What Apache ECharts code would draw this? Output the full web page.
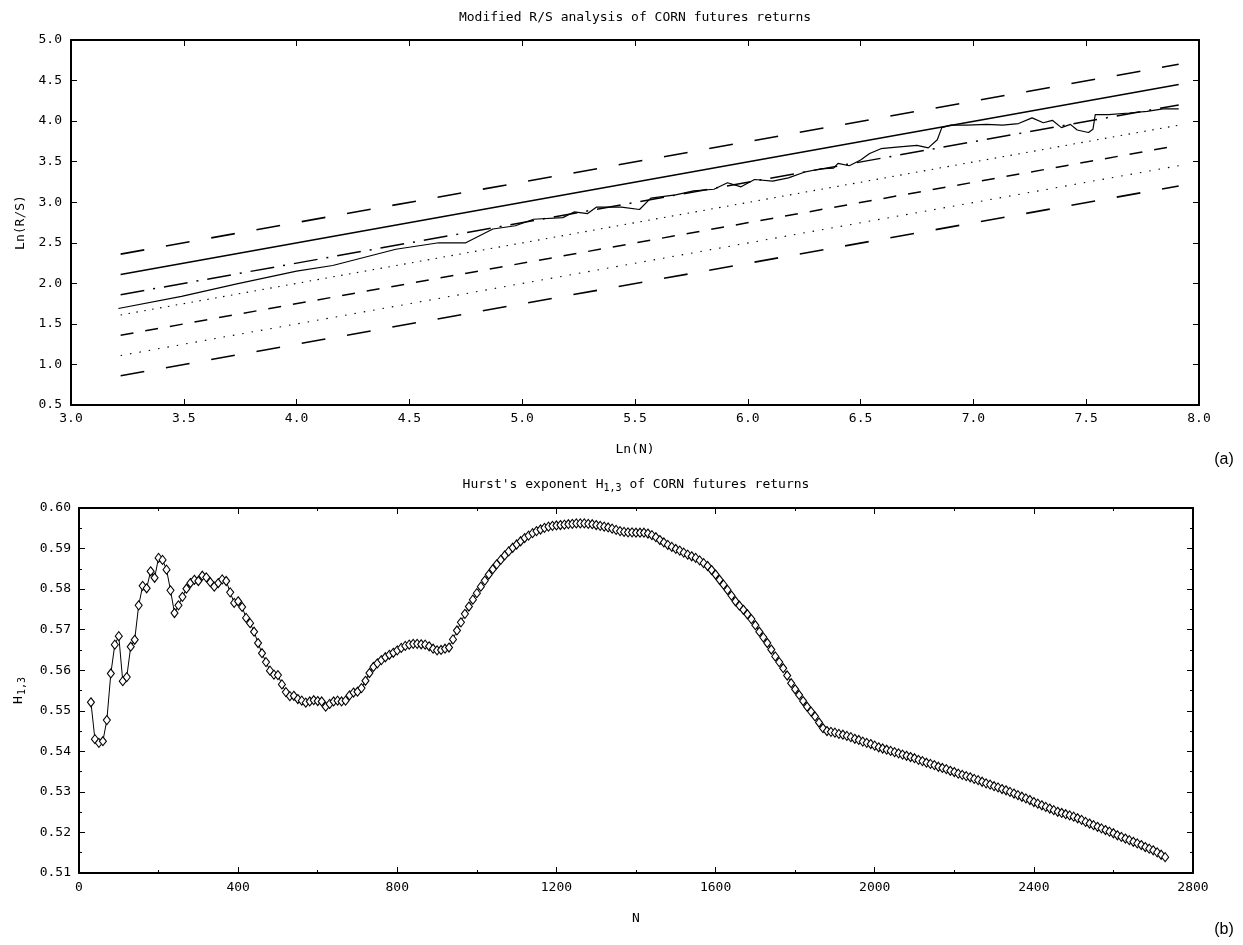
<!DOCTYPE html>
<html>
<head>
<meta charset="utf-8">
<script src="https://cdn.jsdelivr.net/npm/echarts@6/dist/echarts.min.js"></script>
<style>
html,body{margin:0;padding:0;background:#fff;}
#chart{width:1243px;height:945px;}
</style>
</head>
<body>
<div id="chart"></div>
<script>
// ---------- DATA ----------
// Top panel: modified R/S analysis
const lineX = [3.22, 7.91];                       // x-extent of reference lines (Ln(N))
const boundStart = [2.36, 2.11, 1.86, 1.61, 1.36, 1.11, 0.86];  // value at left end
const boundEnd   = [4.70, 4.45, 4.20, 3.95, 3.70, 3.45, 3.20];  // value at right end
const rsX = [3.21,3.49,3.73,4.00,4.16,4.44,4.63,4.75,4.87,4.97,
             5.05,5.18,5.23,5.29,5.33,5.44,5.52,5.57,5.68,5.76,
             5.85,5.91,5.97,6.03,6.11,6.18,6.25,6.32,6.38,6.40,
             6.45,6.50,6.54,6.59,6.66,6.75,6.80,6.84,6.86,6.90,
             6.97,7.06,7.13,7.20,7.26,7.31,7.35,7.39,7.43,7.46,
             7.51,7.53,7.54,7.60,7.69,7.77,7.84,7.91];
const rsY = [1.69,1.84,1.99,2.15,2.22,2.42,2.50,2.50,2.67,2.71,
             2.79,2.81,2.88,2.86,2.94,2.94,2.91,3.05,3.09,3.14,
             3.16,3.24,3.19,3.28,3.26,3.30,3.37,3.41,3.42,3.48,
             3.45,3.52,3.60,3.66,3.68,3.70,3.67,3.77,3.92,3.95,
             3.95,3.96,3.95,3.97,4.04,3.98,4.01,3.92,3.96,3.89,
             3.86,3.90,4.08,4.08,4.10,4.12,4.15,4.15];

// Bottom panel: Hurst exponent H_{1,3}, N = 30, 40, ..., 2730
const nStart = 30, nStep = 10;
const hurst = [
0.5521,0.5430,0.5421,0.5425,0.5477,0.5592,0.5663,0.5684,0.5573,0.5583,
0.5658,0.5675,0.5760,0.5808,0.5802,0.5844,0.5828,0.5877,0.5872,0.5848,
0.5797,0.5741,0.5760,0.5781,0.5801,0.5815,0.5823,0.5820,0.5833,0.5829,
0.5817,0.5806,0.5815,0.5824,0.5820,0.5792,0.5766,0.5770,0.5756,0.5729,
0.5716,0.5695,0.5667,0.5642,0.5620,0.5599,0.5589,0.5588,0.5565,0.5546,
0.5536,0.5537,0.5529,0.5525,0.5520,0.5523,0.5526,0.5524,0.5523,0.5510,
0.5517,0.5523,0.5525,0.5523,0.5525,0.5538,0.5545,0.5547,0.5556,0.5574,
0.5593,0.5608,0.5617,0.5625,0.5632,0.5638,0.5643,0.5649,0.5655,0.5660,
0.5663,0.5665,0.5665,0.5664,0.5663,0.5659,0.5653,0.5649,0.5650,0.5653,
0.5656,0.5676,0.5698,0.5718,0.5739,0.5757,0.5774,0.5790,0.5806,0.5821,
0.5836,0.5849,0.5861,0.5872,0.5883,0.5893,0.5902,0.5910,0.5918,0.5926,
0.5932,0.5938,0.5943,0.5947,0.5951,0.5954,0.5956,0.5957,0.5958,0.5959,
0.5960,0.5961,0.5962,0.5962,0.5962,0.5961,0.5960,0.5958,0.5956,0.5954,
0.5952,0.5949,0.5946,0.5943,0.5941,0.5940,0.5940,0.5939,0.5939,0.5939,
0.5937,0.5933,0.5928,0.5921,0.5915,0.5909,0.5904,0.5899,0.5895,0.5890,
0.5885,0.5881,0.5877,0.5871,0.5864,0.5857,0.5847,0.5836,0.5823,0.5811,
0.5798,0.5784,0.5770,0.5759,0.5749,0.5738,0.5726,0.5711,0.5695,0.5681,
0.5667,0.5651,0.5634,0.5620,0.5605,0.5587,0.5568,0.5553,0.5539,0.5524,
0.5510,0.5498,0.5486,0.5471,0.5457,0.5450,0.5448,0.5446,0.5443,0.5441,
0.5438,0.5435,0.5431,0.5428,0.5424,0.5421,0.5418,0.5414,0.5410,0.5407,
0.5404,0.5401,0.5398,0.5395,0.5392,0.5389,0.5386,0.5383,0.5379,0.5376,
0.5372,0.5369,0.5366,0.5362,0.5359,0.5356,0.5352,0.5349,0.5345,0.5342,
0.5339,0.5336,0.5332,0.5329,0.5325,0.5321,0.5318,0.5314,0.5311,0.5307,
0.5304,0.5300,0.5296,0.5292,0.5288,0.5284,0.5280,0.5275,0.5271,0.5267,
0.5263,0.5259,0.5255,0.5251,0.5248,0.5245,0.5242,0.5239,0.5235,0.5231,
0.5226,0.5222,0.5218,0.5214,0.5210,0.5206,0.5202,0.5198,0.5193,0.5189,
0.5185,0.5181,0.5177,0.5173,0.5169,0.5164,0.5160,0.5156,0.5151,0.5145,
0.5139];

const topTitle = 'Modified R/S analysis of CORN futures returns';
const topXName = 'Ln(N)';
const topYName = 'Ln(R/S)';

// ---------- STYLES ----------
const FONT = 'DejaVu Sans Mono';
const FS = 13;
const boundStyles = [
  {type:[24,22], width:1.6},        // upper long dash
  {type:'solid', width:1.5},        // solid
  {type:[24,9,2,9], width:1.5},     // dash-dot
  {type:[1.5,6.5], width:1.1},      // dotted
  {type:[13,12], width:1.5},        // medium dash
  {type:[1.5,8], width:1.1},        // dotted
  {type:[24,22], width:1.6}         // lower long dash
];

const chart = echarts.init(document.getElementById('chart'), null, {renderer:'canvas'});

const series = [];
boundStart.forEach((s, i) => {
  series.push({
    type:'line', xAxisIndex:0, yAxisIndex:0, showSymbol:false, silent:true,
    data:[[lineX[0], s],[lineX[1], boundEnd[i]]],
    lineStyle:{color:'#000', width:boundStyles[i].width, type:boundStyles[i].type, cap:'butt'},
    z:2
  });
});
series.push({
  type:'line', xAxisIndex:0, yAxisIndex:0, showSymbol:false, silent:true,
  data: rsX.map((x,i)=>[x, rsY[i]]),
  lineStyle:{color:'#000', width:1.2}, z:3
});
series.push({
  type:'line', xAxisIndex:2, yAxisIndex:2, silent:true,
  data: hurst.map((h,i)=>[nStart + i*nStep, h]),
  symbol:'diamond', symbolSize:[7,9], showAllSymbol:true,
  itemStyle:{color:'#fff', borderColor:'#000', borderWidth:1.1},
  lineStyle:{color:'#000', width:1}, z:3
});

const axisLabelStyle = {color:'#000', fontFamily:FONT, fontSize:FS};
const nameStyle = {color:'#000', fontFamily:FONT, fontSize:FS};
function frameAxis(extra){
  return Object.assign({
    type:'value',
    axisLine:{show:true, onZero:false, lineStyle:{color:'#000', width:2}},
    axisTick:{show:true, inside:true, length:6, lineStyle:{color:'#000', width:1}},
    splitLine:{show:false}
  }, extra);
}

const option = {
  animation:false,
  backgroundColor:'#fff',
  grid:[
    {left:71, top:40, width:1128, height:365},
    {left:79, top:508, width:1114, height:365}
  ],
  xAxis:[
    frameAxis({gridIndex:0, position:'bottom', min:3, max:8, interval:0.5,
      axisLabel:Object.assign({margin:7, formatter:v=>v.toFixed(1)}, axisLabelStyle),
      name:topXName, nameLocation:'middle', nameGap:38, nameTextStyle:nameStyle}),
    frameAxis({gridIndex:0, position:'top', min:3, max:8, interval:0.5, axisLabel:{show:false}}),
    frameAxis({gridIndex:1, position:'bottom', min:0, max:2800, interval:400,
      minorTick:{show:true, splitNumber:2, length:3, lineStyle:{color:'#000'}},
      axisLabel:Object.assign({margin:8, formatter:v=>String(v)}, axisLabelStyle),
      name:'N', nameLocation:'middle', nameGap:39, nameTextStyle:nameStyle}),
    frameAxis({gridIndex:1, position:'top', min:0, max:2800, interval:400,
      minorTick:{show:true, splitNumber:2, length:3, lineStyle:{color:'#000'}},
      axisLabel:{show:false}})
  ],
  yAxis:[
    frameAxis({gridIndex:0, position:'left', min:0.5, max:5.0, interval:0.5,
      axisLabel:Object.assign({margin:9, formatter:v=>v.toFixed(1)}, axisLabelStyle),
      name:topYName, nameLocation:'middle', nameGap:44, nameRotate:90, nameTextStyle:nameStyle}),
    frameAxis({gridIndex:0, position:'right', min:0.5, max:5.0, interval:0.5, axisLabel:{show:false}}),
    frameAxis({gridIndex:1, position:'left', min:0.51, max:0.60, interval:0.01,
      minorTick:{show:true, splitNumber:2, length:3, lineStyle:{color:'#000'}},
      axisLabel:Object.assign({margin:8, formatter:v=>v.toFixed(2)}, axisLabelStyle),
      name:'{h|H}{s|1,3}', nameLocation:'middle', nameGap:52, nameRotate:90,
      nameTextStyle:{color:'#000', fontFamily:FONT, fontSize:FS,
        rich:{h:{fontFamily:FONT, fontSize:FS, color:'#000'},
              s:{fontFamily:FONT, fontSize:10, color:'#000', verticalAlign:'bottom', padding:[6,0,0,1]}}}}),
    frameAxis({gridIndex:1, position:'right', min:0.51, max:0.60, interval:0.01,
      minorTick:{show:true, splitNumber:2, length:3, lineStyle:{color:'#000'}},
      axisLabel:{show:false}})
  ],
  graphic:[
    {type:'text', x:635, y:18, style:{text:topTitle, fill:'#000', font:FS + 'px "DejaVu Sans Mono"', textAlign:'center', textVerticalAlign:'middle'}},
    {type:'text', x:636, y:485, style:{
      text:"{t|Hurst's exponent H}{s|1,3}{t| of CORN futures returns}",
      textAlign:'center', textVerticalAlign:'middle',
      rich:{t:{fontFamily:FONT, fontSize:FS, fill:'#000'},
            s:{fontFamily:FONT, fontSize:10, fill:'#000', padding:[6,0,0,0]}}}},
    {type:'text', x:1224, y:460, style:{text:'(a)', fill:'#000', font:'16px "Liberation Sans"', textAlign:'center', textVerticalAlign:'middle'}},
    {type:'text', x:1224, y:930, style:{text:'(b)', fill:'#000', font:'16px "Liberation Sans"', textAlign:'center', textVerticalAlign:'middle'}}
  ],
  series: series
};
chart.setOption(option);
</script>
</body>
</html>
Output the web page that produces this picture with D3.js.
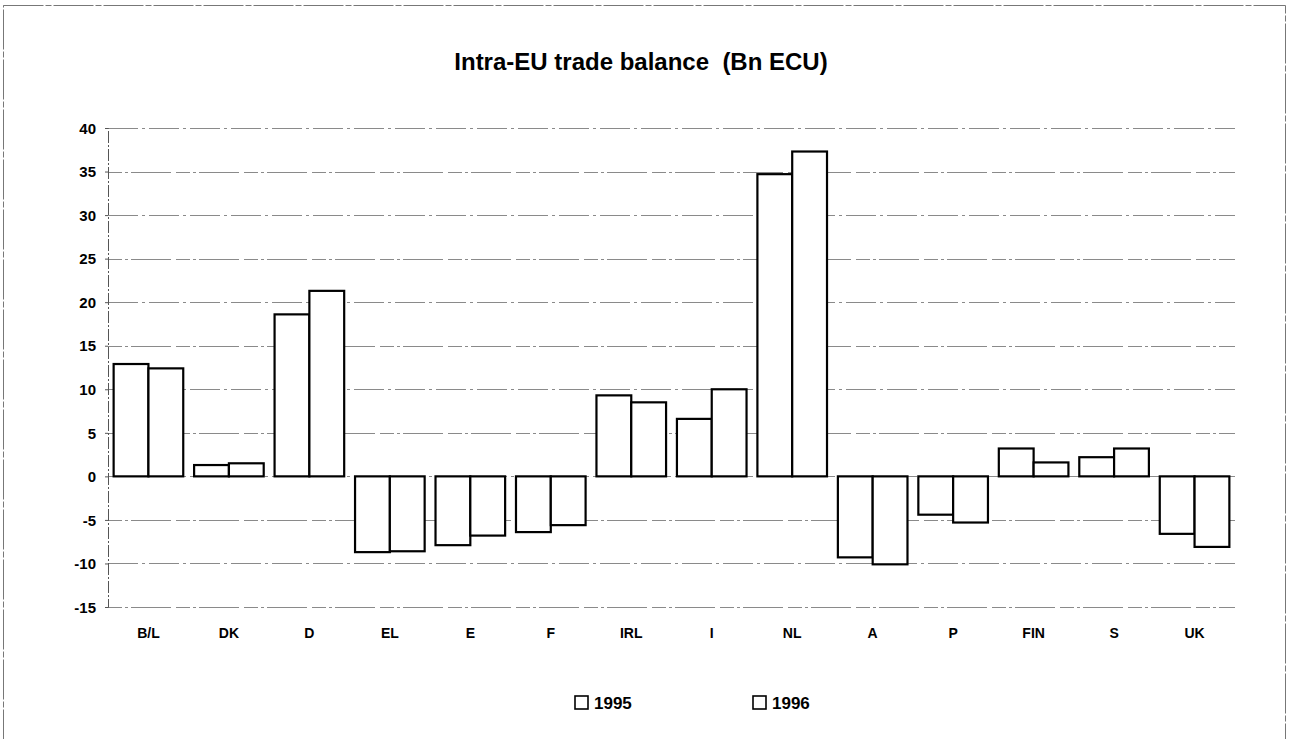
<!DOCTYPE html>
<html>
<head>
<meta charset="utf-8">
<script src="https://cdnjs.cloudflare.com/ajax/libs/d3/7.8.5/d3.min.js"></script>
<style>
  body { margin: 0; background: #fff; }
  svg text { font-family: "Liberation Sans", Arial, sans-serif; font-weight: bold; fill: #000; }
</style>
</head>
<body>
<div id="chart"></div>
<script>
var categories = ["B/L", "DK", "D", "EL", "E", "F", "IRL", "I", "NL", "A", "P", "FIN", "S", "UK"];
var series = ["1995", "1996"];
var values1995 = [12.9, 1.3, 18.6, -8.7, -7.9, -6.4, 9.3, 6.6, 34.7, -9.3, -4.4, 3.2, 2.2, -6.6];
var values1996 = [12.4, 1.5, 21.3, -8.6, -6.8, -5.6, 8.5, 10.0, 37.3, -10.1, -5.3, 1.6, 3.2, -8.1];
var yTicks = [-15, -10, -5, 0, 5, 10, 15, 20, 25, 30, 35, 40];

var W = 1290, H = 739;
var margin = { top: 128, right: 55, bottom: 132, left: 108 };
var width = W - margin.left - margin.right;
var height = H - margin.top - margin.bottom;

var svg = d3.select("#chart").append("svg")
  .attr("width", W)
  .attr("height", H);

// outer frame
svg.append("rect")
  .attr("x", 3.5).attr("y", 5.5)
  .attr("width", 1282).attr("height", 740)
  .attr("fill", "none")
  .attr("stroke", "#777")
  .attr("stroke-width", 1)
  .attr("stroke-dasharray", "40,2,6,2");

svg.append("text")
  .attr("x", 641)
  .attr("y", 70)
  .attr("text-anchor", "middle")
  .style("font-size", "24px")
  .style("white-space", "pre")
  .text("Intra-EU trade balance  (Bn ECU)");

var g = svg.append("g")
  .attr("transform", "translate(" + margin.left + "," + margin.top + ")");

var x0 = d3.scaleBand()
  .domain(categories)
  .range([0, width])
  .paddingInner(0.135)
  .paddingOuter(0.07);

var x1 = d3.scaleBand()
  .domain(series)
  .range([0, x0.bandwidth()]);

var y = d3.scaleLinear()
  .domain([-15, 40])
  .range([height, 0]);

// gridlines
g.append("g")
  .selectAll("line")
  .data(yTicks)
  .enter().append("line")
  .attr("x1", 0)
  .attr("x2", width)
  .attr("y1", function (d) { return Math.round(y(d)) + 0.5; })
  .attr("y2", function (d) { return Math.round(y(d)) + 0.5; })
  .attr("stroke", "#8a8a8a")
  .attr("stroke-width", 1)
  .attr("stroke-dasharray", function (d, i) { return i % 2 ? "30,4,3,4" : "14,3,3,3,40,5"; });

// y axis
var yAxis = d3.axisLeft(y)
  .tickValues(yTicks)
  .tickFormat(function (d) { return String(d); })
  .tickSize(3)
  .tickPadding(9);
var ya = g.append("g").call(yAxis);
ya.select(".domain").attr("stroke", "#555").attr("stroke-dasharray", "12,2,2,2");
ya.selectAll(".tick line").attr("stroke", "#555");
ya.selectAll("text").style("font-size", "15px").attr("dy", "0.35em");

var data = categories.map(function (c, i) {
  return { cat: c, vals: [{ s: "1995", v: values1995[i] }, { s: "1996", v: values1996[i] }] };
});

g.selectAll(".grp")
  .data(data)
  .enter().append("g")
  .attr("class", "grp")
  .attr("transform", function (d) { return "translate(" + x0(d.cat) + ",0)"; })
  .selectAll("rect")
  .data(function (d) { return d.vals; })
  .enter().append("rect")
  .attr("x", function (d) { return x1(d.s); })
  .attr("width", x1.bandwidth())
  .attr("y", function (d) { return y(Math.max(0, d.v)); })
  .attr("height", function (d) { return Math.abs(y(d.v) - y(0)); })
  .attr("fill", "#fff")
  .attr("stroke", "#000")
  .attr("stroke-width", 2.2);

// category labels
g.append("g")
  .selectAll("text")
  .data(categories)
  .enter().append("text")
  .attr("x", function (d) { return x0(d) + x0.bandwidth() / 2; })
  .attr("y", height + 31)
  .attr("text-anchor", "middle")
  .style("font-size", "14px")
  .text(function (d) { return d; });

// legend
var legend = svg.append("g")
  .selectAll("g")
  .data(series)
  .enter().append("g")
  .attr("transform", function (d, i) { return "translate(" + (575 + i * 178) + ",696)"; });

legend.append("rect")
  .attr("width", 13).attr("height", 13)
  .attr("fill", "#fff")
  .attr("stroke", "#000")
  .attr("stroke-width", 1.6);

legend.append("text")
  .attr("x", 19)
  .attr("y", 13)
  .style("font-size", "17px")
  .text(function (d) { return d; });
</script>
</body>
</html>
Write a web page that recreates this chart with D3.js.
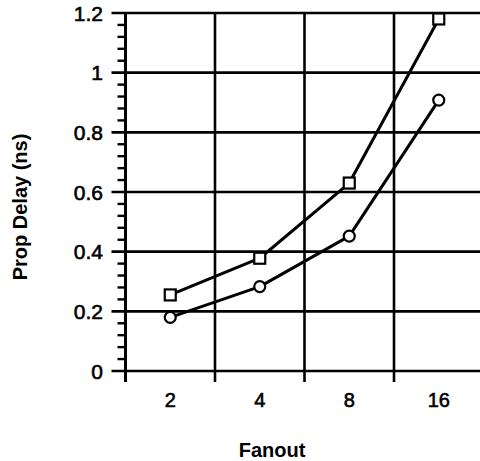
<!DOCTYPE html>
<html>
<head>
<meta charset="utf-8">
<script src="https://cdn.jsdelivr.net/npm/d3@7"></script>
<style>
  body { margin: 0; background: #fff; }
  text { font-family: "Liberation Sans", Arial, sans-serif; fill: #000; }
</style>
</head>
<body>
<div id="chart"></div>
<script>
var fanout = ["2", "4", "8", "16"];
var squareDelay = [0.255, 0.378, 0.63, 1.18];
var circleDelay = [0.18, 0.283, 0.452, 0.908];
var yTicks = [0, 0.2, 0.4, 0.6, 0.8, 1, 1.2];
var yTickLabels = ["0", "0.2", "0.4", "0.6", "0.8", "1", "1.2"];

var width = 480, height = 461;
var plotLeft = 125.5, plotRight = 483.5, plotTop = 13, plotBottom = 371;

var svg = d3.select("#chart").append("svg")
  .attr("width", width)
  .attr("height", height);

var x = d3.scaleBand().domain(fanout).range([plotLeft, plotRight]);
var y = d3.scaleLinear().domain([0, 1.2]).range([plotBottom, plotTop]);

// horizontal grid + major ticks
svg.selectAll("line.hgrid")
  .data(yTicks)
  .enter().append("line")
  .attr("class", "hgrid")
  .attr("x1", plotLeft - 14)
  .attr("x2", width + 5)
  .attr("y1", function(d) { return y(d); })
  .attr("y2", function(d) { return y(d); })
  .style("stroke", "#000")
  .style("stroke-width", 2.6);

// minor ticks
var minor = d3.range(0, 1.2, 0.04).filter(function(d, i) { return i % 5 != 0; });
svg.selectAll("line.minor")
  .data(minor)
  .enter().append("line")
  .attr("class", "minor")
  .attr("x1", plotLeft - 8)
  .attr("x2", plotLeft)
  .attr("y1", function(d) { return y(d); })
  .attr("y2", function(d) { return y(d); })
  .style("stroke", "#000")
  .style("stroke-width", 2.4);

// vertical grid at band edges
var edges = fanout.map(function(d) { return x(d); });
svg.selectAll("line.vgrid")
  .data(edges)
  .enter().append("line")
  .attr("class", "vgrid")
  .attr("x1", function(d) { return d; })
  .attr("x2", function(d) { return d; })
  .attr("y1", plotTop)
  .attr("y2", plotBottom + 11)
  .style("stroke", "#000")
  .style("stroke-width", function(d, i) { return i == 0 ? 3 : 2.6; });

// y tick labels
svg.selectAll("text.ylab")
  .data(yTicks)
  .enter().append("text")
  .attr("class", "ylab")
  .attr("x", 103)
  .attr("y", function(d) { return y(d); })
  .attr("dy", "0.36em")
  .attr("text-anchor", "end")
  .attr("font-size", 21)
  .style("stroke", "#000")
  .style("stroke-width", 0.6)
  .text(function(d, i) { return yTickLabels[i]; });

// x tick labels
svg.selectAll("text.xlab")
  .data(fanout)
  .enter().append("text")
  .attr("class", "xlab")
  .attr("x", function(d) { return x(d) + x.bandwidth() / 2; })
  .attr("y", 407)
  .attr("text-anchor", "middle")
  .attr("font-size", 20)
  .style("stroke", "#000")
  .style("stroke-width", 0.6)
  .text(function(d) { return d; });

// axis titles
svg.append("text")
  .attr("x", 272)
  .attr("y", 457)
  .attr("text-anchor", "middle")
  .attr("font-size", 20)
  .attr("font-weight", "bold")
  .text("Fanout");

svg.append("text")
  .attr("transform", "translate(27,207) rotate(-90)")
  .attr("text-anchor", "middle")
  .attr("font-size", 20)
  .attr("font-weight", "bold")
  .text("Prop Delay (ns)");

// series lines
var line = d3.line()
  .x(function(d, i) { return x(fanout[i]) + x.bandwidth() / 2; })
  .y(function(d) { return y(d); });

[squareDelay, circleDelay].forEach(function(series) {
  svg.append("path")
    .attr("d", line(series))
    .style("fill", "none")
    .style("stroke", "#000")
    .style("stroke-width", 3)
    .style("stroke-linejoin", "round");
});

// markers
svg.selectAll("rect.sq")
  .data(squareDelay)
  .enter().append("rect")
  .attr("class", "sq")
  .attr("x", function(d, i) { return x(fanout[i]) + x.bandwidth() / 2 - 5.5; })
  .attr("y", function(d) { return y(d) - 5.5; })
  .attr("width", 11)
  .attr("height", 11)
  .style("fill", "#fff")
  .style("stroke", "#000")
  .style("stroke-width", 2.2);

svg.selectAll("circle.ci")
  .data(circleDelay)
  .enter().append("circle")
  .attr("class", "ci")
  .attr("cx", function(d, i) { return x(fanout[i]) + x.bandwidth() / 2; })
  .attr("cy", function(d) { return y(d); })
  .attr("r", 5.5)
  .style("fill", "#fff")
  .style("stroke", "#000")
  .style("stroke-width", 2.2);
</script>
</body>
</html>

**PROBLEM TO SOLVE**
Pictures should be left out. Retype only the run of lines from the line containing "Write a web" to the line containing "d3.scaleLinear().domain([0, 1.2]).range([plotBottom, plotTop]);", inclusive.

**EXPECTED OUTPUT**
Write a web page that recreates this chart with D3.js.
<!DOCTYPE html>
<html>
<head>
<meta charset="utf-8">
<script src="https://cdn.jsdelivr.net/npm/d3@7"></script>
<style>
  body { margin: 0; background: #fff; }
  text { font-family: "Liberation Sans", Arial, sans-serif; fill: #000; }
</style>
</head>
<body>
<div id="chart"></div>
<script>
var fanout = ["2", "4", "8", "16"];
var squareDelay = [0.255, 0.378, 0.63, 1.18];
var circleDelay = [0.18, 0.283, 0.452, 0.908];
var yTicks = [0, 0.2, 0.4, 0.6, 0.8, 1, 1.2];
var yTickLabels = ["0", "0.2", "0.4", "0.6", "0.8", "1", "1.2"];

var width = 480, height = 461;
var plotLeft = 125.5, plotRight = 483.5, plotTop = 13, plotBottom = 371;

var svg = d3.select("#chart").append("svg")
  .attr("width", width)
  .attr("height", height);

var x = d3.scaleBand().domain(fanout).range([plotLeft, plotRight]);
var y = d3.scaleLinear().domain([0, 1.2]).range([plotBottom, plotTop]);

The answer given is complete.